- **GIVEN REQUEST**
From the first line of the data down to and including the line with "0.140, 0.115, 0.090, 0.075, 0.060, 0.050, 0.035]", copy everything exactly, leaving out pictures.
───── RECORDED INFORMATION
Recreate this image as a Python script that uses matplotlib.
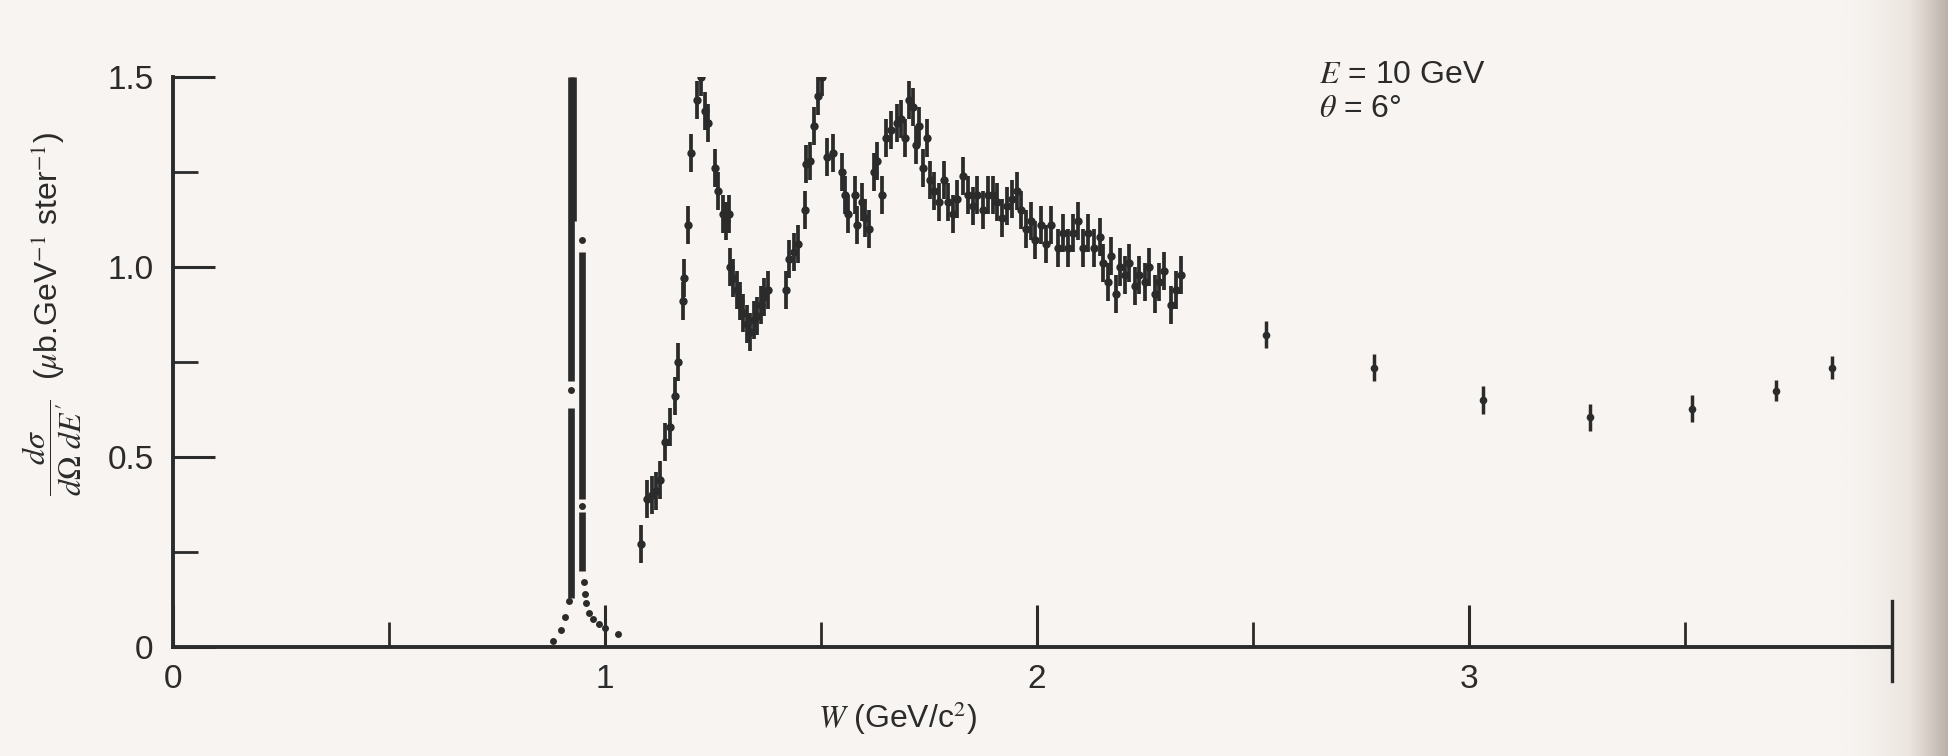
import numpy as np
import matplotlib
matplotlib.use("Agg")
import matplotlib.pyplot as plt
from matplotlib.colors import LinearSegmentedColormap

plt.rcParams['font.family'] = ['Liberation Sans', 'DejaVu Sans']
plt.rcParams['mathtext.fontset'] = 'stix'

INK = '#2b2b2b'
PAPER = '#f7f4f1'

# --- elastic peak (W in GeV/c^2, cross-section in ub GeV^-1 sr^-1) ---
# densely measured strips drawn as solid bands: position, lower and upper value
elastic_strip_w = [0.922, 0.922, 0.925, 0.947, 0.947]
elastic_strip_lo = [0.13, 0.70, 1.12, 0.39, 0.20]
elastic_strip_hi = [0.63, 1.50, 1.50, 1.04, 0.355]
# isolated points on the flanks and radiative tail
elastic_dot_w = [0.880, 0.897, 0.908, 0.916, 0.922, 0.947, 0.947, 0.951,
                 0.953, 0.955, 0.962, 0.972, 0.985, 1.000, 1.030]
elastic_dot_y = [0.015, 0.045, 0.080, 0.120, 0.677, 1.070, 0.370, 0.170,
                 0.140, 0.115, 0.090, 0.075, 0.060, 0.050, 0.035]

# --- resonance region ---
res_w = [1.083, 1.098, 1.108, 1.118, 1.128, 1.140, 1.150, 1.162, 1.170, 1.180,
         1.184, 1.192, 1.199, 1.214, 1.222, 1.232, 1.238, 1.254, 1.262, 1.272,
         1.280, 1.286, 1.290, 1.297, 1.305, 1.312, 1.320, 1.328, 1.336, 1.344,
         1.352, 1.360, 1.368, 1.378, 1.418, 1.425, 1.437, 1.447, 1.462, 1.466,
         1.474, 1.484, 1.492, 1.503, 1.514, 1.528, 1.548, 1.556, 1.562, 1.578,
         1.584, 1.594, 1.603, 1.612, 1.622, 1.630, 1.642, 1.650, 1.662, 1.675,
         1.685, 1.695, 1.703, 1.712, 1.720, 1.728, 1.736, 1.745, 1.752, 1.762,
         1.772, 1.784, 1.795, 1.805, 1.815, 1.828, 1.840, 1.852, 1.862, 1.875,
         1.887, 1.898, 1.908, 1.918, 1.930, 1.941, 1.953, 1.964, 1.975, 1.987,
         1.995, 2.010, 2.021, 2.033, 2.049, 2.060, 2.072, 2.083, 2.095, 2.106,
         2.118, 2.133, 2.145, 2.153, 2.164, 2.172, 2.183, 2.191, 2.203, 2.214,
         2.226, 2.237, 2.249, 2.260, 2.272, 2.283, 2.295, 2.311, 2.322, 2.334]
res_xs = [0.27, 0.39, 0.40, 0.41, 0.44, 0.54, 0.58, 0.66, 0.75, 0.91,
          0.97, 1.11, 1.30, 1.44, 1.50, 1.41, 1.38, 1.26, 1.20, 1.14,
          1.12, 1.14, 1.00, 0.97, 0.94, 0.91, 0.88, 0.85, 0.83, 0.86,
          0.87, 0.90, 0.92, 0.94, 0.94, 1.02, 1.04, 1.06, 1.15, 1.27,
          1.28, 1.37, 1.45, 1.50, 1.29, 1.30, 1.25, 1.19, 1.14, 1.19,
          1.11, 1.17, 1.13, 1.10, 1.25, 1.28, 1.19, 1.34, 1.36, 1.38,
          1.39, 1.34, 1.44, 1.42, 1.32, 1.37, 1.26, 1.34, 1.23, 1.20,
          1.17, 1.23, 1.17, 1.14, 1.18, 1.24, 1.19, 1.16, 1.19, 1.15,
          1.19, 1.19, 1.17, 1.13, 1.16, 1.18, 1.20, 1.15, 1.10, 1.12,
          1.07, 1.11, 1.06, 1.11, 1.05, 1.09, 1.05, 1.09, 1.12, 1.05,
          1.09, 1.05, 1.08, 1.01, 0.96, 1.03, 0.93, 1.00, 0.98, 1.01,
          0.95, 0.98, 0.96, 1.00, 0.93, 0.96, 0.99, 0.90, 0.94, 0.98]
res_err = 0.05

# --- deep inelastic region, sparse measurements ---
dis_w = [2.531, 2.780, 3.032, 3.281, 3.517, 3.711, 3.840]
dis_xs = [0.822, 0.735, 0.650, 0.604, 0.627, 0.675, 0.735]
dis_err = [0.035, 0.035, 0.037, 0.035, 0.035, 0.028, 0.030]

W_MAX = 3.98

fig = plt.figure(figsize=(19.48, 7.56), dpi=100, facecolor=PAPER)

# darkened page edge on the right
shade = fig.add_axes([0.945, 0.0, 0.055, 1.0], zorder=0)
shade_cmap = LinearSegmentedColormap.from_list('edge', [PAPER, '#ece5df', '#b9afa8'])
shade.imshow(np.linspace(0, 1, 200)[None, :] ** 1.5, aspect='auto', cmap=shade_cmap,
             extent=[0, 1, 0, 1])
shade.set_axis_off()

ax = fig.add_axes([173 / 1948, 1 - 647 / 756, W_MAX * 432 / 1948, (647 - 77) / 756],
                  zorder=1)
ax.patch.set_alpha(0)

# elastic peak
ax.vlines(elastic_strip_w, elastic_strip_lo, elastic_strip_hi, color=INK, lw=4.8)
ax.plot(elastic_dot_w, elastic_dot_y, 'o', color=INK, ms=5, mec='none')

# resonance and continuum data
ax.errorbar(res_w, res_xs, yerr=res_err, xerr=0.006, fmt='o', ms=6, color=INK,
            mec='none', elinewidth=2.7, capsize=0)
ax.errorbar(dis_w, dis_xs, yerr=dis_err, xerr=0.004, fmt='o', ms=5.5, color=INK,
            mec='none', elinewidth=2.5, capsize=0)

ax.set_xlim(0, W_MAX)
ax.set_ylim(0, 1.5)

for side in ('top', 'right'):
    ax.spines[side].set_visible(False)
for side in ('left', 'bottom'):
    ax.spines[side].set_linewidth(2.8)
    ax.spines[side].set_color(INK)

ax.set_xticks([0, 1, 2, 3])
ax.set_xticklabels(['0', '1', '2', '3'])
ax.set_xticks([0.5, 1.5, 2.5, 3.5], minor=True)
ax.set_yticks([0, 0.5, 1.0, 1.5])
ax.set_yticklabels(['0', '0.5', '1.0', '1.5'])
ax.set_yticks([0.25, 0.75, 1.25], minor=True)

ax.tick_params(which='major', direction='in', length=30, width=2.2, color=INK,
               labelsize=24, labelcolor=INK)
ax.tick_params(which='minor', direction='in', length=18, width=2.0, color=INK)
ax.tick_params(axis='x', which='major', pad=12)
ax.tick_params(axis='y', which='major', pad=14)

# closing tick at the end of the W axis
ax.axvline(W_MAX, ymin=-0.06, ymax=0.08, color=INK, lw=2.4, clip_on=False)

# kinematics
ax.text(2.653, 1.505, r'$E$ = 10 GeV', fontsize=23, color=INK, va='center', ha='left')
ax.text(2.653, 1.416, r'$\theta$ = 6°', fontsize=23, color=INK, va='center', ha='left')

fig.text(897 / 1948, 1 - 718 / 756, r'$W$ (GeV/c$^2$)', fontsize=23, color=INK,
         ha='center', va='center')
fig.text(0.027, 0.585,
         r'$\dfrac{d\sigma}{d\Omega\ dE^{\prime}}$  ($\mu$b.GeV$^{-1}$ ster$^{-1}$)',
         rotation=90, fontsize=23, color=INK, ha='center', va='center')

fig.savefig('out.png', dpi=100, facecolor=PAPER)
──────────
- **CORRECT RESPONSE**
Recreate this image as a Python script that uses matplotlib.
import numpy as np
import matplotlib
matplotlib.use("Agg")
import matplotlib.pyplot as plt
from matplotlib.colors import LinearSegmentedColormap

plt.rcParams['font.family'] = ['Liberation Sans', 'DejaVu Sans']
plt.rcParams['mathtext.fontset'] = 'stix'

INK = '#2b2b2b'
PAPER = '#f7f4f1'

# --- elastic peak (W in GeV/c^2, cross-section in ub GeV^-1 sr^-1) ---
# densely measured strips drawn as solid bands: position, lower and upper value
elastic_strip_w = [0.922, 0.922, 0.925, 0.947, 0.947]
elastic_strip_lo = [0.13, 0.70, 1.12, 0.39, 0.20]
elastic_strip_hi = [0.63, 1.50, 1.50, 1.04, 0.355]
# isolated points on the flanks and radiative tail
elastic_dot_w = [0.880, 0.897, 0.908, 0.916, 0.922, 0.947, 0.947, 0.951,
                 0.953, 0.955, 0.962, 0.972, 0.985, 1.000, 1.030]
elastic_dot_y = [0.015, 0.045, 0.080, 0.120, 0.677, 1.070, 0.370, 0.170,
                 0.140, 0.115, 0.090, 0.075, 0.060, 0.050, 0.035]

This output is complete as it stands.